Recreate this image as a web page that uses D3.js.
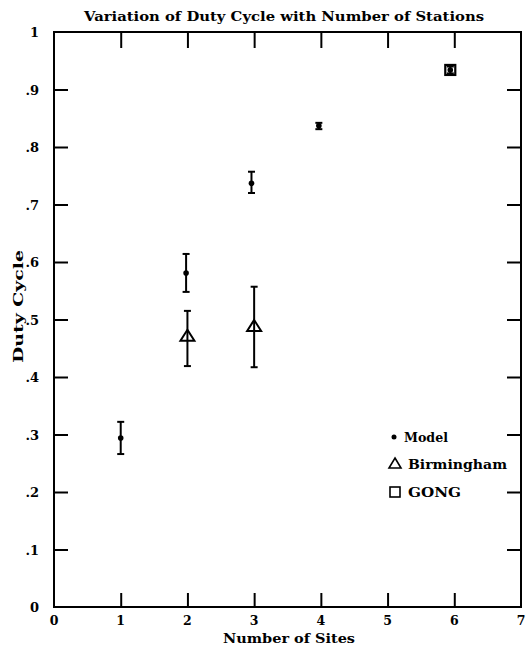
<!DOCTYPE html>
<html><head><meta charset="utf-8">
<script src="https://cdn.jsdelivr.net/npm/d3@7"></script>
<style>body{margin:0;background:#fff}svg{display:block}text{font-family:"DejaVu Serif",serif;font-weight:bold;fill:#000}</style>
</head><body><svg id="c" width="531" height="645"></svg>
<script>
// Data
const modelX = [1, 1.98, 2.96, 3.97, 5.94];
const modelY = [0.294, 0.581, 0.737, 0.837, 0.934];
const modelLo = [0.266, 0.548, 0.720, 0.831, 0.928];
const modelHi = [0.322, 0.614, 0.757, 0.842, 0.940];
const birmX = [2, 3];
const birmY = [0.47, 0.487];
const birmLo = [0.419, 0.417];
const birmHi = [0.515, 0.557];
const gongX = [5.94];
const gongY = [0.934];
const xTicks = [0,1,2,3,4,5,6,7];
const yTicks = [0,0.1,0.2,0.3,0.4,0.5,0.6,0.7,0.8,0.9,1];
const yTickLabels = ["0",".1",".2",".3",".4",".5",".6",".7",".8",".9","1"];
const legendLabels = ["Model","Birmingham","GONG"];

const svg = d3.select("#c");
const L=54, R=521, T=32, B=607;
const x = d3.scaleLinear().domain([0,7]).range([L,R]);
const y = d3.scaleLinear().domain([0,1]).range([B,T]);

// frame
svg.append("rect").attr("x",L).attr("y",T).attr("width",R-L).attr("height",B-T)
  .attr("fill","none").attr("stroke","#000").attr("stroke-width",2);

// ticks (inward) via axes
const ax = (g)=>g.selectAll(".domain").remove();
svg.append("g").attr("transform",`translate(0,${B})`)
  .call(d3.axisBottom(x).tickValues(xTicks.slice(1,-1)).tickSize(-14).tickFormat(""))
  .call(ax).selectAll("line").attr("stroke-width",2);
svg.append("g").attr("transform",`translate(0,${T})`)
  .call(d3.axisTop(x).tickValues(xTicks.slice(1,-1)).tickSize(-16).tickFormat(""))
  .call(ax).selectAll("line").attr("stroke-width",2);
svg.append("g").attr("transform",`translate(${L},0)`)
  .call(d3.axisLeft(y).tickValues(yTicks.slice(1,-1)).tickSize(-14).tickFormat(""))
  .call(ax).selectAll("line").attr("stroke-width",2);
svg.append("g").attr("transform",`translate(${R},0)`)
  .call(d3.axisRight(y).tickValues(yTicks.slice(1,-1)).tickSize(-14).tickFormat(""))
  .call(ax).selectAll("line").attr("stroke-width",2);

// tick labels
svg.append("g").selectAll("text").data(xTicks).join("text")
  .attr("x",d=>x(d)).attr("y",B+18).attr("text-anchor","middle")
  .attr("font-size",12.5).text(d=>d);
svg.append("g").selectAll("text").data(yTicks).join("text")
  .attr("x",L-15).attr("y",d=>y(d)+5).attr("text-anchor","end")
  .attr("font-size",13).text((d,i)=>yTickLabels[i]);

// titles
svg.append("text").attr("x",84).attr("y",21)
  .attr("font-size",13.5).attr("textLength",400).attr("lengthAdjust","spacingAndGlyphs")
  .text("Variation of Duty Cycle with Number of Stations");
svg.append("text").attr("x",223).attr("y",643)
  .attr("font-size",13).attr("textLength",132).attr("lengthAdjust","spacingAndGlyphs")
  .text("Number of Sites");
svg.append("text").attr("transform","translate(23,363) rotate(-90)")
  .attr("font-size",13.5).attr("textLength",113).attr("lengthAdjust","spacingAndGlyphs")
  .text("Duty Cycle");

// error bars
function errbars(xs,lo,hi){
  const g=svg.append("g").attr("stroke","#000").attr("stroke-width",2);
  xs.forEach((xv,i)=>{
    g.append("line").attr("x1",x(xv)).attr("x2",x(xv)).attr("y1",y(lo[i])).attr("y2",y(hi[i]));
    g.append("line").attr("x1",x(xv)-3.5).attr("x2",x(xv)+3.5).attr("y1",y(lo[i])).attr("y2",y(lo[i]));
    g.append("line").attr("x1",x(xv)-3.5).attr("x2",x(xv)+3.5).attr("y1",y(hi[i])).attr("y2",y(hi[i]));
  });
}
errbars(modelX,modelLo,modelHi);
errbars(birmX,birmLo,birmHi);

// model points
svg.append("g").selectAll("circle").data(modelX).join("circle")
  .attr("cx",d=>x(d)).attr("cy",(d,i)=>y(modelY[i])).attr("r",2.8).attr("fill","#000");

// triangles
const tri = (cx,cy)=>`M${cx},${cy-7}L${cx+7},${cy+4}L${cx-7},${cy+4}Z`;
svg.append("g").selectAll("path").data(birmX).join("path")
  .attr("d",(d,i)=>tri(x(d),y(birmY[i]))).attr("fill","none").attr("stroke","#000").attr("stroke-width",2);

// GONG squares
svg.append("g").selectAll("rect").data(gongX).join("rect")
  .attr("x",d=>x(d)-5).attr("y",(d,i)=>y(gongY[i])-5).attr("width",10).attr("height",10)
  .attr("fill","none").attr("stroke","#000").attr("stroke-width",2.2);

// legend
const lg = svg.append("g");
const ly = [437,464,492];
const lw = [44,99,53];
lg.append("circle").attr("cx",394).attr("cy",ly[0]).attr("r",2.5).attr("fill","#000");
lg.append("path").attr("d",`M395,${ly[1]-6}L401,${ly[1]+4}L389,${ly[1]+4}Z`).attr("fill","none").attr("stroke","#000").attr("stroke-width",1.6);
lg.append("rect").attr("x",390).attr("y",ly[2]-5).attr("width",10).attr("height",10).attr("fill","none").attr("stroke","#000").attr("stroke-width",1.6);
lg.selectAll("text").data(legendLabels).join("text")
  .attr("x",(d,i)=>i===0?404:408).attr("y",(d,i)=>ly[i]+4.5).attr("font-size",13)
  .attr("textLength",(d,i)=>lw[i]).attr("lengthAdjust","spacingAndGlyphs").text(d=>d);
</script></body></html>
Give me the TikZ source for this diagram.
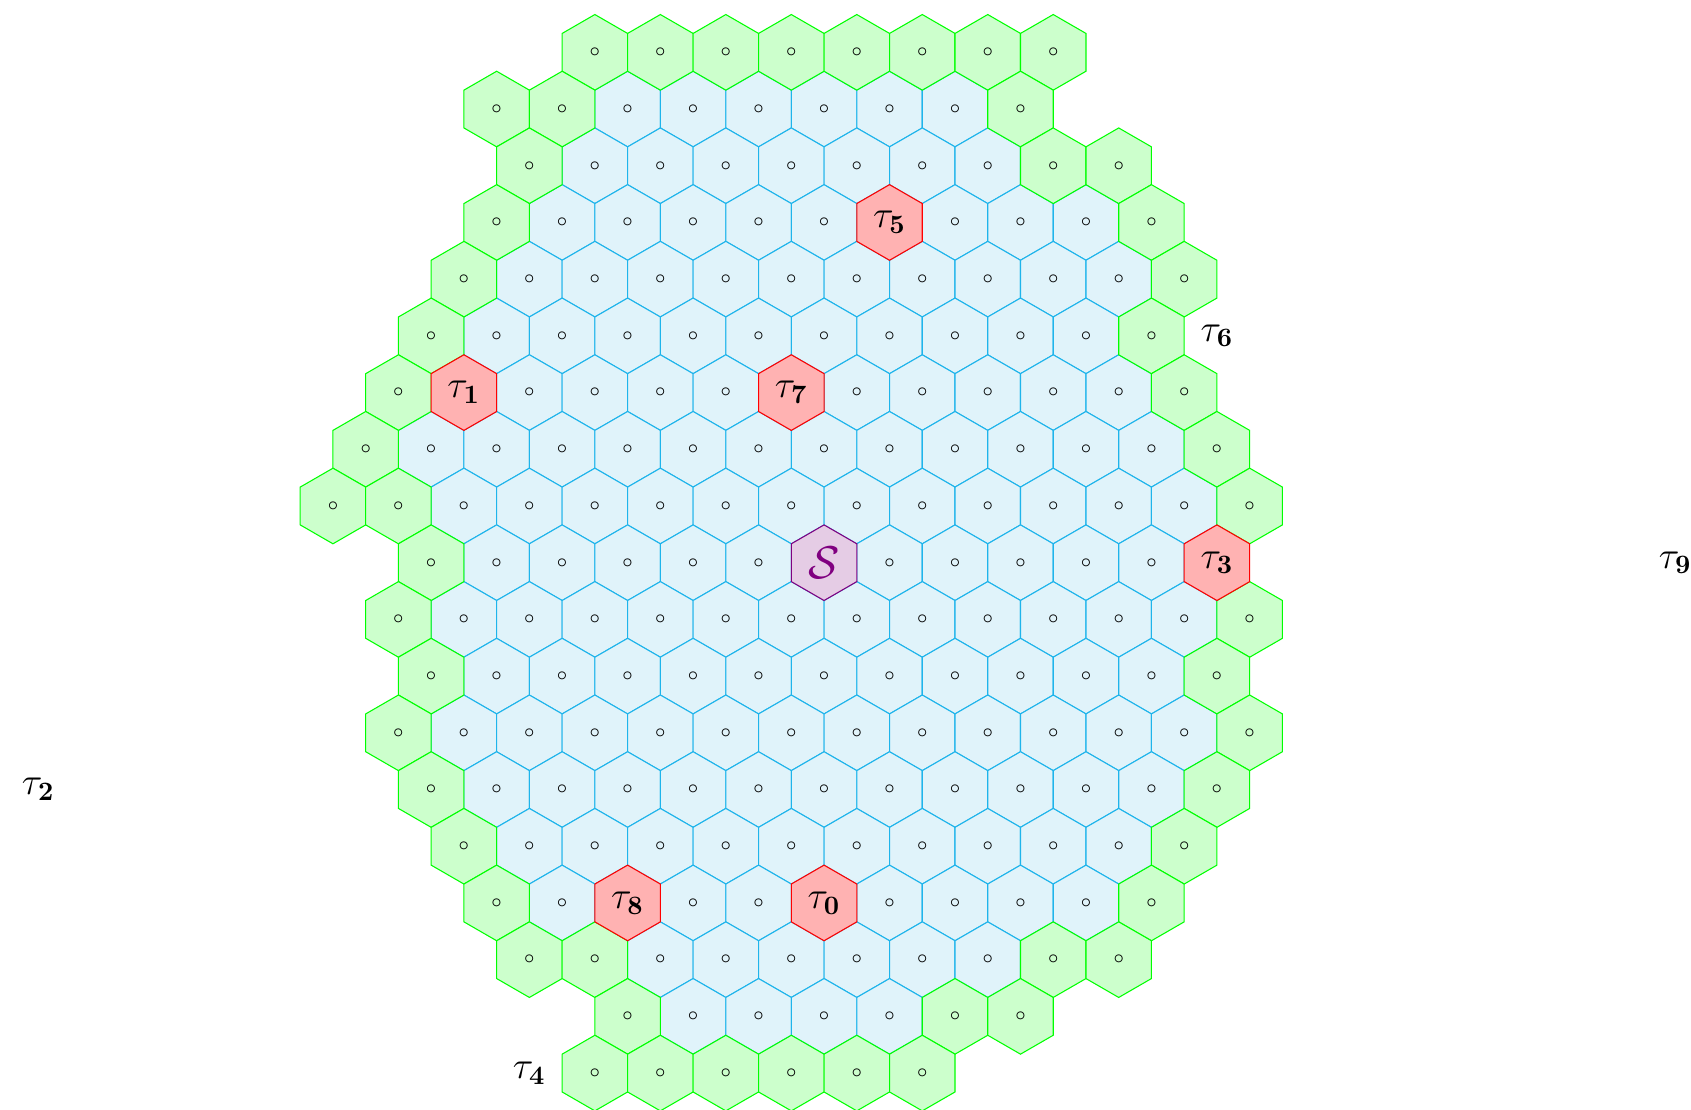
\documentclass[tikz,border=0pt]{standalone}
\usepackage{amsmath,amssymb}
\usepackage{tikz}
\usetikzlibrary{shapes.geometric}
\definecolor{skyfill}{RGB}{224,243,250}
\definecolor{skyline}{RGB}{30,180,235}

\begin{document}
\begin{tikzpicture}[x=0.4330127cm,y=0.75cm]
\tikzset{
  hexcell/.style={regular polygon,regular polygon sides=6,shape border rotate=30,minimum size=1cm,inner sep=0pt,outer sep=0pt,font=\scriptsize},
  inner/.style={hexcell,fill=skyfill,draw=skyline},
  rim/.style={hexcell,fill=green!20,draw=green},
  goal/.style={hexcell,fill=red!30,draw=red,font=\Large},
  start/.style={hexcell,fill=violet!20,draw=violet,text=violet,font=\LARGE},
  tag/.style={font=\Large,inner sep=0pt}
}
\useasboundingbox (-25.17,0.923) rectangle (26.48,-18.637);
\foreach \r/\a/\n in {1/-6/5,2/-7/6,3/-8/4,3/4/2,4/-9/9,5/-10/9,6/-9/3,6/1/4,7/-12/11,8/-11/11,9/-10/4,9/2/4,10/-11/11,11/-10/10,12/-11/11,13/-10/10,14/-9/9,15/-8/0,15/-4/1,15/2/3,16/-5/5,17/-4/3}
  \foreach \k in {0,...,\n}{
    \pgfmathtruncatemacro\d{\a+2*\k}
    \node[inner] (c-\r-\d) at (\d,-\r) {$\circ$};
  }
\foreach \r/\a/\n in {0/-7/7,1/-10/1,1/6/0,2/-9/0,2/7/1,3/-10/0,3/10/0,4/-11/0,4/11/0,5/-12/0,5/10/0,6/-13/0,6/11/0,7/-14/0,7/12/0,8/-15/1,8/13/0,9/-12/0,10/-13/0,10/13/0,11/-12/0,11/12/0,12/-13/0,12/13/0,13/-12/0,13/12/0,14/-11/0,14/11/0,15/-10/0,15/10/0,16/-9/1,16/7/1,17/-6/0,17/4/1,18/-7/5}
  \foreach \k in {0,...,\n}{
    \pgfmathtruncatemacro\d{\a+2*\k}
    \node[rim] (c-\r-\d) at (\d,-\r) {$\circ$};
  }
\node[goal] (t0) at (0,-15) {$\tau_{\mathbf{0}}$};
\node[goal] (t1) at (-11,-6) {$\tau_{\mathbf{1}}$};
\node[goal] (t3) at (12,-9) {$\tau_{\mathbf{3}}$};
\node[goal] (t5) at (2,-3) {$\tau_{\mathbf{5}}$};
\node[goal] (t7) at (-1,-6) {$\tau_{\mathbf{7}}$};
\node[goal] (t8) at (-6,-15) {$\tau_{\mathbf{8}}$};
\node[start] (s) at (0,-9) {$\mathcal{S}$};
\node[tag] (t2) at (-24,-13) {$\tau_{\mathbf{2}}$};
\node[tag] (t4) at (-9,-18) {$\tau_{\mathbf{4}}$};
\node[tag] (t6) at (12,-5) {$\tau_{\mathbf{6}}$};
\node[tag] (t9) at (26,-9) {$\tau_{\mathbf{9}}$};
\end{tikzpicture}
\end{document}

-.-.-

TO DO: Extract the run of lines from the line holding "Give me the TikZ source for this diagram." through the final line of the material above, exactly and inclusively. Leave the pictures behind.

RESPONSE:
Give me the TikZ source for this diagram.
\documentclass[tikz,border=0pt]{standalone}
\usepackage{amsmath,amssymb}
\usepackage{tikz}
\usetikzlibrary{shapes.geometric}
\definecolor{skyfill}{RGB}{224,243,250}
\definecolor{skyline}{RGB}{30,180,235}

\begin{document}
\begin{tikzpicture}[x=0.4330127cm,y=0.75cm]
\tikzset{
  hexcell/.style={regular polygon,regular polygon sides=6,shape border rotate=30,minimum size=1cm,inner sep=0pt,outer sep=0pt,font=\scriptsize},
  inner/.style={hexcell,fill=skyfill,draw=skyline},
  rim/.style={hexcell,fill=green!20,draw=green},
  goal/.style={hexcell,fill=red!30,draw=red,font=\Large},
  start/.style={hexcell,fill=violet!20,draw=violet,text=violet,font=\LARGE},
  tag/.style={font=\Large,inner sep=0pt}
}
\useasboundingbox (-25.17,0.923) rectangle (26.48,-18.637);
\foreach \r/\a/\n in {1/-6/5,2/-7/6,3/-8/4,3/4/2,4/-9/9,5/-10/9,6/-9/3,6/1/4,7/-12/11,8/-11/11,9/-10/4,9/2/4,10/-11/11,11/-10/10,12/-11/11,13/-10/10,14/-9/9,15/-8/0,15/-4/1,15/2/3,16/-5/5,17/-4/3}
  \foreach \k in {0,...,\n}{
    \pgfmathtruncatemacro\d{\a+2*\k}
    \node[inner] (c-\r-\d) at (\d,-\r) {$\circ$};
  }
\foreach \r/\a/\n in {0/-7/7,1/-10/1,1/6/0,2/-9/0,2/7/1,3/-10/0,3/10/0,4/-11/0,4/11/0,5/-12/0,5/10/0,6/-13/0,6/11/0,7/-14/0,7/12/0,8/-15/1,8/13/0,9/-12/0,10/-13/0,10/13/0,11/-12/0,11/12/0,12/-13/0,12/13/0,13/-12/0,13/12/0,14/-11/0,14/11/0,15/-10/0,15/10/0,16/-9/1,16/7/1,17/-6/0,17/4/1,18/-7/5}
  \foreach \k in {0,...,\n}{
    \pgfmathtruncatemacro\d{\a+2*\k}
    \node[rim] (c-\r-\d) at (\d,-\r) {$\circ$};
  }
\node[goal] (t0) at (0,-15) {$\tau_{\mathbf{0}}$};
\node[goal] (t1) at (-11,-6) {$\tau_{\mathbf{1}}$};
\node[goal] (t3) at (12,-9) {$\tau_{\mathbf{3}}$};
\node[goal] (t5) at (2,-3) {$\tau_{\mathbf{5}}$};
\node[goal] (t7) at (-1,-6) {$\tau_{\mathbf{7}}$};
\node[goal] (t8) at (-6,-15) {$\tau_{\mathbf{8}}$};
\node[start] (s) at (0,-9) {$\mathcal{S}$};
\node[tag] (t2) at (-24,-13) {$\tau_{\mathbf{2}}$};
\node[tag] (t4) at (-9,-18) {$\tau_{\mathbf{4}}$};
\node[tag] (t6) at (12,-5) {$\tau_{\mathbf{6}}$};
\node[tag] (t9) at (26,-9) {$\tau_{\mathbf{9}}$};
\end{tikzpicture}
\end{document}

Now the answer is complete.